Битва началась поединком татарского богатыря и Александра Пересвета "И ударились крепко копьями, едва земля не преломилась под ними, и повалились оба с коней на землю и скончались". И хоть погибли оба, но духовная победа была уже налицо, потому что татарин был в доспехах, а Пересвет только в схиме - духовных доспехах. И сразу после этого началась схватка. В течение шести часов шла рукопашная. Стена ломила стену, раненый человек погибал, истекая кровью, люди задыхались от жары, умирали от удушья, раздавленные телами сцепившихся воинов, а те, кто падал под копыта лошадей, уже никогда не поднялся. Через несколько часов татары постепенно стали теснить русские войска, проломив сначала сторожевой полк, потом врубившись в большой полк и полки правой и левой руки.
Однако русское войско не бежало, а пятясь, теряя своих товарищей, отходило, держа ряды, к Непрядве. "Когда же настал седьмой час дня, по Божьему попущению за наши грехи начали поганые одолевать. Вот уже из знатных людей многие перебиты, богатыри же русские, воеводы, удалые люди будто деревья дубравные, клонятся к земле под конские копыта. Многие сыны русские сокрушены. Самого великого князя ранили сильно и с коня его сбросили. Он с трудом выбрался с поля, ибо не мог больше биться."
А засадный полк все стоял и стоял. Что испытали эти ратники, видя, что их товарищи погибают, можно только гадать, но Дмитрий Боброк, немолодой человек, удерживал рвавшегося в бой Владимира Андреевича: "Беда, княже, велика, но еще не пришел наш час. Начинающий раньше времени вред себе принесет, ибо колосья пшеничные подавляются, а сорняки растут и буйствуют над благорожденными. Так что немного потерпим до времени удобного и в тот час воздадим по заслугам противникам нашим."
Но Дмитрий медлил и, наконец, поняв, что наступила важнейшая минута, закричал: "Княже Владимир, наше время настало, час удобный пришел". И свежий засадный полк, набрав галоп, строем врубился с тыла в татар. Законы конного боя таковы, что при отражении кавалерийской атаки необходимо встречать ее плотно сомкнутым строем и тоже на галопе, иначе войско теряет строй и становится добычей тех, кто строй не потерял. А татары оказались меж двух фронтов и перестроиться уже не могли. В этот же момент оставшиеся русские ряды, почувствовав, что татары остановились и пытаются развернуться, собрали последние силы и перешли в наступление, помогая коннице.
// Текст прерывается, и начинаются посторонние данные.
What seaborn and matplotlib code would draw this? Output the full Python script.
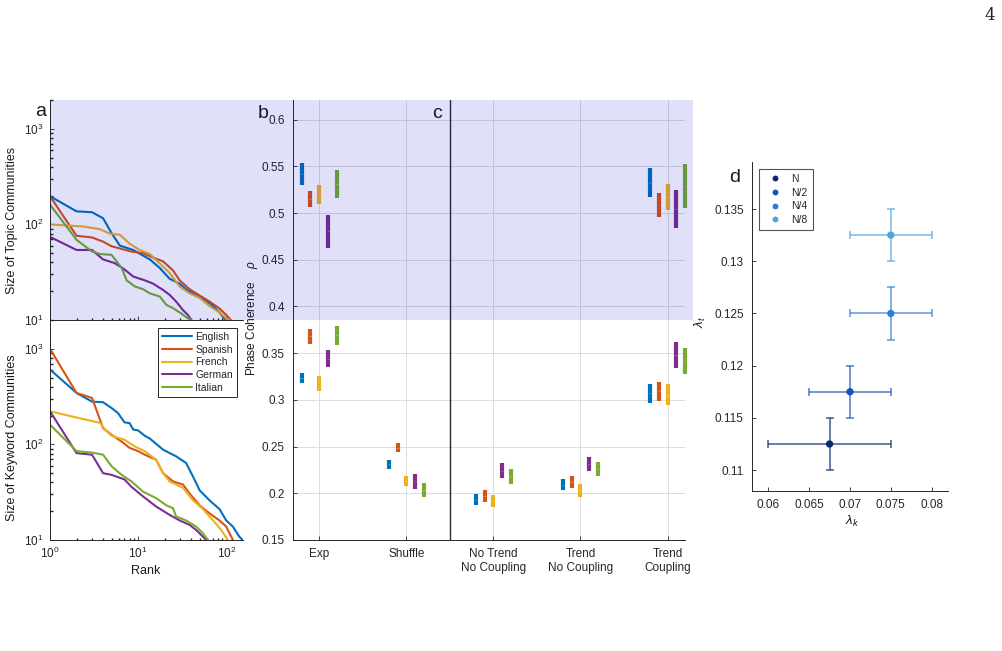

Началось избиение татар, которое продолжалось до вечера. Мамай, стоявший в стороне на холме, увидев, что происходит, бежал, а с ним и его свита. Догнать их так и не смогли. "Страшно, братья, зреть тогда и жалостно видеть и горько взглянуть на человеческое кровопролитие...".
Когда все затихло, стало ясно, что князя Дмитрия нет среди тех, кто уцелел. Начали спрашивать, кто его видел. Кто-то сказал, что видел, как он сражался сразу с тремя, как под ним пала одна лошадь, а затем вторая, а потом как он где-то шел уже пешим, отбиваясь от татар. Стали осматривать павших, объезжать поле и наткнулись на него в дубраве. Два воина чуть отошли от места битвы и набрели на великого князя, избитого и израненного. Он лежал в тени срубленного березового дерева. Воины увидели его и, слезши с коней, поклонились князю. Тут же примчался Владимир Серпуховской. Дмитрий был без сознания и его стали приводить в чувство. Открыв глаза, он проговорил тихо: "Что там, поведайте мне". Когда он потерял сознание, исход битвы еще не был ясен. Когда же он узнал, что татары разгромлены, к нему стали возвращаться силы, он смог сесть на коня и стал объезжать поле. Наехав на то место, где стоял под княжеским стягом Михаил Бренк, князь увидел его убитого и заплакал.
После этого в течение семи дней русское войско стояло на поле и хоронило своих товарищей. Рыли огромные братские могилы, а бояр и знатных мужей клали в дубовые гробы-колоды, с тем, чтобы везти в Москву. После того как последний русский ратник был похоронен, войско двинулось обратно. Шли опять через рязанские земли и опять никого не трогали, только Дмитрий приказал своим боярам занять Рязань. Олег бежал.
Когда же вошли уже в московские пределы, то была в Москве большая радость и великая скорбь, поскольку вернулось чуть больше трети. Встреча с москвичами началась довольно далеко от города у Андроникова монастыря. Оттуда уже с духовенством пошли к Москве. Так закончилась эта битва.